Exercise goal → Reproduce nothing but the lines from the one with "Reproduce this chart with Apache ECharts." through the one with "61,62,63,64,65,66,67,68,69,70,71];", exactly and with both ends. Omit pictures.

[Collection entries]
____________________
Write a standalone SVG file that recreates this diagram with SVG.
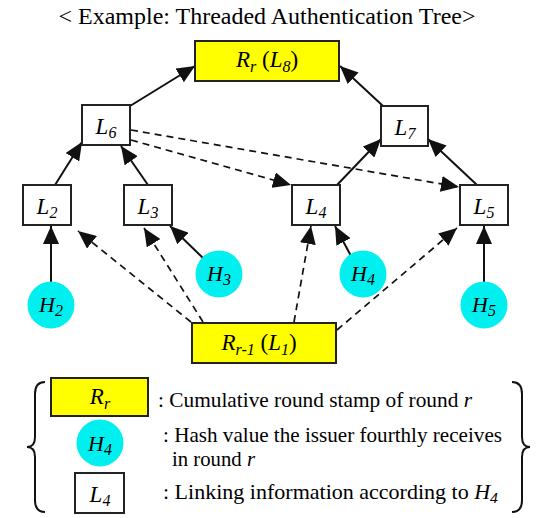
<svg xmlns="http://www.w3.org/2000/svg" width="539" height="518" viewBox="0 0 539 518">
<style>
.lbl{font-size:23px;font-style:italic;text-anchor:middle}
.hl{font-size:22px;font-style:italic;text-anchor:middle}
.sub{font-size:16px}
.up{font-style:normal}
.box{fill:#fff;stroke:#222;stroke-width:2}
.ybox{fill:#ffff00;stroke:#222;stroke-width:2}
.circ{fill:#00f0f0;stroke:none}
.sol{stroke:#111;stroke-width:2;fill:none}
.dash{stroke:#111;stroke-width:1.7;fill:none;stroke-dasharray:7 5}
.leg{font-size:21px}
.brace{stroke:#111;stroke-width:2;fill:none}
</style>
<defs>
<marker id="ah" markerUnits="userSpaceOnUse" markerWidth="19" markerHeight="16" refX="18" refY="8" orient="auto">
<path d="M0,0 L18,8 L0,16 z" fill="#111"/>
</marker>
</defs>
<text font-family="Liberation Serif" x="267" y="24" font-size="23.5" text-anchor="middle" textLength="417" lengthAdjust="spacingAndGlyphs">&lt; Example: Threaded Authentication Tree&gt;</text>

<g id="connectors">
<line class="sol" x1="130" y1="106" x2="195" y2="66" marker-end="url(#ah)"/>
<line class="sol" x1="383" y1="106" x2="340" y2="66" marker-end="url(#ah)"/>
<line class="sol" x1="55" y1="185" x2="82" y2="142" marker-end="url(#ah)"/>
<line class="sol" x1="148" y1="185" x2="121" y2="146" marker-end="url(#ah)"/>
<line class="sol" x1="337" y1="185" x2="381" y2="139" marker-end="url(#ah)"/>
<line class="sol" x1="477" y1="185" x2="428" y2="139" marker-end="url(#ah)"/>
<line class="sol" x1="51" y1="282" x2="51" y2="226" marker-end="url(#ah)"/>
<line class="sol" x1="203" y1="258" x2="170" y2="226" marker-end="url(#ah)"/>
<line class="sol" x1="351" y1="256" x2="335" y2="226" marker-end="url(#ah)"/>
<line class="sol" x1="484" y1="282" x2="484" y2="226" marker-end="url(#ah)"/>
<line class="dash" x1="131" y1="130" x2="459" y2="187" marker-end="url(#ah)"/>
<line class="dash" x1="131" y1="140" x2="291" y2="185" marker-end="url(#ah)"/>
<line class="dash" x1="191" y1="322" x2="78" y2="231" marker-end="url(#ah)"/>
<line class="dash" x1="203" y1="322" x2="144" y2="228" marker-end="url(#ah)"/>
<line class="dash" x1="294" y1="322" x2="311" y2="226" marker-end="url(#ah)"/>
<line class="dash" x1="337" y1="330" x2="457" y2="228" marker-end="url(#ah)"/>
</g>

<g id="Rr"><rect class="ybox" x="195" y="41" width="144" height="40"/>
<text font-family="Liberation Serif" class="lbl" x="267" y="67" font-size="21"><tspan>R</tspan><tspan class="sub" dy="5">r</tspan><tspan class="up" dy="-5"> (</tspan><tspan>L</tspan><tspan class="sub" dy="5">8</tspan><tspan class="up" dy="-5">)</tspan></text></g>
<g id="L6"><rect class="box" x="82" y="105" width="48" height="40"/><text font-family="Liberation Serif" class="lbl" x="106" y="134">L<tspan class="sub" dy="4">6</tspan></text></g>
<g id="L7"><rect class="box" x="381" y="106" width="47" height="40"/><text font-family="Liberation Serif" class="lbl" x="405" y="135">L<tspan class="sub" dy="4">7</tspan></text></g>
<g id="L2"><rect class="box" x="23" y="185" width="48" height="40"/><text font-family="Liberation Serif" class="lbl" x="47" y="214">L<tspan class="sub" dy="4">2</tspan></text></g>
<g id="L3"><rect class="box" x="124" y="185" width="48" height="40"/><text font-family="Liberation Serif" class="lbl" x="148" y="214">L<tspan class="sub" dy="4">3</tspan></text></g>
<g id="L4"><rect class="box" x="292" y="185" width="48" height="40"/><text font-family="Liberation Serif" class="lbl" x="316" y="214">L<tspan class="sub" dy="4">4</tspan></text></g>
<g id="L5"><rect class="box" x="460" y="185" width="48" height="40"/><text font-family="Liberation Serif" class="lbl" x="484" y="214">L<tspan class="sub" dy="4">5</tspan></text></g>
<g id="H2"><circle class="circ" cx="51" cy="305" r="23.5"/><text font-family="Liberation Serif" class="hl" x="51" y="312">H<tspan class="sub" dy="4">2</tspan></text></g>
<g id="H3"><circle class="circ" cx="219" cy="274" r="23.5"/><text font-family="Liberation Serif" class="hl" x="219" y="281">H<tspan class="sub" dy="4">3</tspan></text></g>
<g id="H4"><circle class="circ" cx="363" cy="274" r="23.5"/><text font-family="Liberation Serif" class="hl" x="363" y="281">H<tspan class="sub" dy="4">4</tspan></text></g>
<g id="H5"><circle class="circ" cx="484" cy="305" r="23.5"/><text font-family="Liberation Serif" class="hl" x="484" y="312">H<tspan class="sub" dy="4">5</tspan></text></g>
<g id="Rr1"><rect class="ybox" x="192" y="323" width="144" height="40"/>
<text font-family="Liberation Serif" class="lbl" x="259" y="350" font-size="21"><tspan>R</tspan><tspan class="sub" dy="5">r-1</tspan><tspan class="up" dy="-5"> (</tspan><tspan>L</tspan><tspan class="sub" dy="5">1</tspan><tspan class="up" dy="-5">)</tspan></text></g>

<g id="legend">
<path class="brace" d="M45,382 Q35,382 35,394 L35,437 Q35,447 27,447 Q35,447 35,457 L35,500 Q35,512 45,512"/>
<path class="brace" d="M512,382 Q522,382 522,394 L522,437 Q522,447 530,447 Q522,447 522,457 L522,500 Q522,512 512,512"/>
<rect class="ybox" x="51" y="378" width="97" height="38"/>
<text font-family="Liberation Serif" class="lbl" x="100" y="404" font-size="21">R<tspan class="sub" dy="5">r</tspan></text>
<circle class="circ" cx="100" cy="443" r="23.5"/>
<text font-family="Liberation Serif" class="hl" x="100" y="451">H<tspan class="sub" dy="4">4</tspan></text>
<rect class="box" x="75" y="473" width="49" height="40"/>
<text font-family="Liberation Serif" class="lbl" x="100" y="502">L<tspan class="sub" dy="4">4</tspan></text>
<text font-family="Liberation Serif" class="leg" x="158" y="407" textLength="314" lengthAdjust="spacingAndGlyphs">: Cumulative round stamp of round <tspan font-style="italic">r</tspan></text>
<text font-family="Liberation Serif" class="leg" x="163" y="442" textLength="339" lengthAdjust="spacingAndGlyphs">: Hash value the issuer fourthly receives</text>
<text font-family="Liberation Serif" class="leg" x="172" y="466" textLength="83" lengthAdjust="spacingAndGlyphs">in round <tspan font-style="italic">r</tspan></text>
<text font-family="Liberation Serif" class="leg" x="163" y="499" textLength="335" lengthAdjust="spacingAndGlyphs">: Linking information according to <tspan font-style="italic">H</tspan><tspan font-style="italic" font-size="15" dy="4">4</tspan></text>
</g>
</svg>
____________________
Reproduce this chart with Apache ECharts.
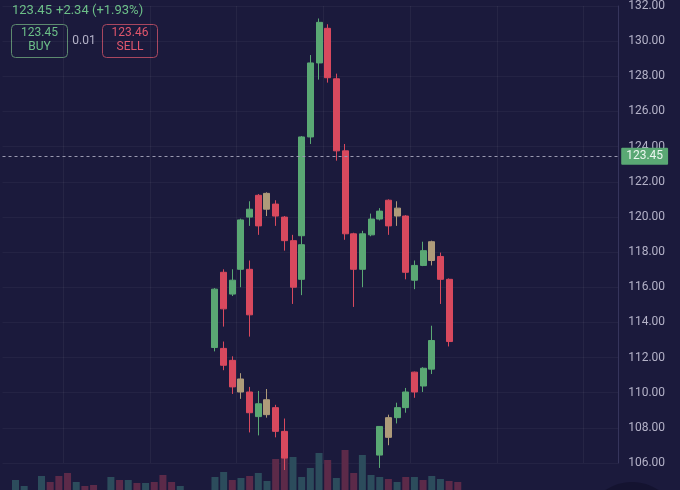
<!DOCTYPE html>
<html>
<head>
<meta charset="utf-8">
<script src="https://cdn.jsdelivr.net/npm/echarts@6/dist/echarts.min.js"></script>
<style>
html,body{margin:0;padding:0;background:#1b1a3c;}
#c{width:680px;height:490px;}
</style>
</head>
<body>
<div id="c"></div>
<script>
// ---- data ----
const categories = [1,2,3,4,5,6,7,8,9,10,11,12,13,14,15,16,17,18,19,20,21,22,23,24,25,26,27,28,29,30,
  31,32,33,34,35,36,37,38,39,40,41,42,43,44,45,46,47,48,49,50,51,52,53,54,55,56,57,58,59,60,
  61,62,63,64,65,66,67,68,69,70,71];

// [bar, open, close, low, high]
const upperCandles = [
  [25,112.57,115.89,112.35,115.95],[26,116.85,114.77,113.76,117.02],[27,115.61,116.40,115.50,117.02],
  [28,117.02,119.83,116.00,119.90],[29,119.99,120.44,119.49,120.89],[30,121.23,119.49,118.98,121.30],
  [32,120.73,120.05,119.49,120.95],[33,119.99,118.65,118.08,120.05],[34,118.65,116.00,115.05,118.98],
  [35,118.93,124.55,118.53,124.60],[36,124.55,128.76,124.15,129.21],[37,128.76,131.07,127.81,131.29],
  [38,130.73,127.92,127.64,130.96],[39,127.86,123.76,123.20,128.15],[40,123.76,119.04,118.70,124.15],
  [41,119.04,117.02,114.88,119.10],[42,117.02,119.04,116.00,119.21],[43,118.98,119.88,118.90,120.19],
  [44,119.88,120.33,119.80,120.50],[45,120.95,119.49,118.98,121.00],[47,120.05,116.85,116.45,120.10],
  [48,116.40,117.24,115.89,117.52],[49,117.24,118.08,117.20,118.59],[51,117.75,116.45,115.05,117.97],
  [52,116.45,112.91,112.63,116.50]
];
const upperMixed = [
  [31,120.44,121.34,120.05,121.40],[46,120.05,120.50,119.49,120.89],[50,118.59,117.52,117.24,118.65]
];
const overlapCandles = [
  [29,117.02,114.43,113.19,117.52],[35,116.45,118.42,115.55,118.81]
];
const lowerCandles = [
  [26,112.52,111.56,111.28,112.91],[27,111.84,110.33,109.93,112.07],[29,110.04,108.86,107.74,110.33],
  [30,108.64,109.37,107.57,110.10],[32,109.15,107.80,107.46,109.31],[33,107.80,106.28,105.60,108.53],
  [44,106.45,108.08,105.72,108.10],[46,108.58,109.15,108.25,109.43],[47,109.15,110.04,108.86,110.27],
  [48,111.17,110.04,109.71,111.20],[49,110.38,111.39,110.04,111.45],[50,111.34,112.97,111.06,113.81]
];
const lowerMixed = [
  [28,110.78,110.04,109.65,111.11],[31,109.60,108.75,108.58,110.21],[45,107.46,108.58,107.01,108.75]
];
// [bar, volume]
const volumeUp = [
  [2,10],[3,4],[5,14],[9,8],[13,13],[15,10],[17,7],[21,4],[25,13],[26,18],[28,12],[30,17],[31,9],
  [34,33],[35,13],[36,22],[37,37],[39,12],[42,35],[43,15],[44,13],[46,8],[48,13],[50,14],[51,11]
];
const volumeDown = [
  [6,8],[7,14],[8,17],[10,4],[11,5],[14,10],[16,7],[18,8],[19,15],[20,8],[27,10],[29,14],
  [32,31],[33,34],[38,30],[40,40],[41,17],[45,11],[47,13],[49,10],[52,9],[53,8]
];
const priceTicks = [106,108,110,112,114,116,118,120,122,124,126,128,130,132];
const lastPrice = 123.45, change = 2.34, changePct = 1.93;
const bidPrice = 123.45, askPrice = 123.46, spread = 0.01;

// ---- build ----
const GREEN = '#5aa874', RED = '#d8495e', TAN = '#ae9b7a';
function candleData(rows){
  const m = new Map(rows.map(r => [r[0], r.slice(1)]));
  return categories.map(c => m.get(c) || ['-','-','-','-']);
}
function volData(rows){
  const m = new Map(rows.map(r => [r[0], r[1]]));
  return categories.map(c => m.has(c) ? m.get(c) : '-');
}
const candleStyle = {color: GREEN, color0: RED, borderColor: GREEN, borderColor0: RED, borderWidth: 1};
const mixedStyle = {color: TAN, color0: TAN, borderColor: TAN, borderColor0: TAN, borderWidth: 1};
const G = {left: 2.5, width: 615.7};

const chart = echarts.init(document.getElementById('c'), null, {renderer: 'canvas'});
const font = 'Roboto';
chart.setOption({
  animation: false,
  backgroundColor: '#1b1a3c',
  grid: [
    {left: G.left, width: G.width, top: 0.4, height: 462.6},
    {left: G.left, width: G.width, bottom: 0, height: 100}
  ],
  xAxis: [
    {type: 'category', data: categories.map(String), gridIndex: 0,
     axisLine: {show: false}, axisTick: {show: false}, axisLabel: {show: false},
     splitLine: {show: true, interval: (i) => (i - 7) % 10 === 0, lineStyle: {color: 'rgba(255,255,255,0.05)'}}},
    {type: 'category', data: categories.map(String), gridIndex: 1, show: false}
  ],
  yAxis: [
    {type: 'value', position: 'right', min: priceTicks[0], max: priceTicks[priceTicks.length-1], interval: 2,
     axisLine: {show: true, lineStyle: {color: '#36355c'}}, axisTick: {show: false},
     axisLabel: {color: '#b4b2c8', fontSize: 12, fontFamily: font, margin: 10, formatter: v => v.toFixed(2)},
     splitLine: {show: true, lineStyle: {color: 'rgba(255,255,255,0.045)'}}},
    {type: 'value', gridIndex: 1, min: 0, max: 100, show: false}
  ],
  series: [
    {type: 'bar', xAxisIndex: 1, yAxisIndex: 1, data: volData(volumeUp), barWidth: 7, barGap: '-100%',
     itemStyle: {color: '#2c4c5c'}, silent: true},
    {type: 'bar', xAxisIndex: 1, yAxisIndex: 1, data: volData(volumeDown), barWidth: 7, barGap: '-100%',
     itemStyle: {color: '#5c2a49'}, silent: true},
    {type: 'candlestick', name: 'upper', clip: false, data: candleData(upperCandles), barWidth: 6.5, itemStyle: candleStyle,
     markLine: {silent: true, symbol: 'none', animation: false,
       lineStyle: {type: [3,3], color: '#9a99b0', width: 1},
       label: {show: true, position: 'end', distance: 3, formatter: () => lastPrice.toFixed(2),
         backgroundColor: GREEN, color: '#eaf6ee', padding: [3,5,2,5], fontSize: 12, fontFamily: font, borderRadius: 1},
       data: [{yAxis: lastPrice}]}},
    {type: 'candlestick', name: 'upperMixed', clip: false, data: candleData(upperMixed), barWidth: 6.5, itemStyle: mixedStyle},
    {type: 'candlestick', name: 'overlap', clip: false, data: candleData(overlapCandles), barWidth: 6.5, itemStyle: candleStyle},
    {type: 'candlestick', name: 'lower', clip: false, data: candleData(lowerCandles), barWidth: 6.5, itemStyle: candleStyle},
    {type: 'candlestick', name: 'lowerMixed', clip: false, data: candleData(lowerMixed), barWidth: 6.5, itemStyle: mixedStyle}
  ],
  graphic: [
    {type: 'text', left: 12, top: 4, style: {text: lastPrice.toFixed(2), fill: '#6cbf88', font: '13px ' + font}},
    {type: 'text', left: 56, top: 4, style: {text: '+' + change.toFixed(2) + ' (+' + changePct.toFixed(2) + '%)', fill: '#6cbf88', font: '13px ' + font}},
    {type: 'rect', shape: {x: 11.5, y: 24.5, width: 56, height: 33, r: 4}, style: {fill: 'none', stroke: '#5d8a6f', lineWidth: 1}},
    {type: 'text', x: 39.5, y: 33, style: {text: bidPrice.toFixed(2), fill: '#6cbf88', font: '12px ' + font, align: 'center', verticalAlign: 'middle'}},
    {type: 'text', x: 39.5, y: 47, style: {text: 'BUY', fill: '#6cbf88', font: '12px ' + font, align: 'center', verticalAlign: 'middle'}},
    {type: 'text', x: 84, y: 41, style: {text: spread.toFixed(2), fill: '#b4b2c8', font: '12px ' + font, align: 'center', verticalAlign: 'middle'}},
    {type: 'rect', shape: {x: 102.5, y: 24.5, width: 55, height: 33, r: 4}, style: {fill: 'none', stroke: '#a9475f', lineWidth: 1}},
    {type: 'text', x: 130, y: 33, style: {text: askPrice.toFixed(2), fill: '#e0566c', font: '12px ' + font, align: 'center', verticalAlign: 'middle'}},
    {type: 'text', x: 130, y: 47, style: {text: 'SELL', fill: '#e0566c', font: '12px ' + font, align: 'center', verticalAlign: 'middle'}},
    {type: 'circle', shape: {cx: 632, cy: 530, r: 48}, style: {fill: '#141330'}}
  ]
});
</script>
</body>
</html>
____________________
Response below →
Reproduce this chart with Apache ECharts.
<!DOCTYPE html>
<html>
<head>
<meta charset="utf-8">
<script src="https://cdn.jsdelivr.net/npm/echarts@6/dist/echarts.min.js"></script>
<style>
html,body{margin:0;padding:0;background:#1b1a3c;}
#c{width:680px;height:490px;}
</style>
</head>
<body>
<div id="c"></div>
<script>
// ---- data ----
const categories = [1,2,3,4,5,6,7,8,9,10,11,12,13,14,15,16,17,18,19,20,21,22,23,24,25,26,27,28,29,30,
  31,32,33,34,35,36,37,38,39,40,41,42,43,44,45,46,47,48,49,50,51,52,53,54,55,56,57,58,59,60,
  61,62,63,64,65,66,67,68,69,70,71];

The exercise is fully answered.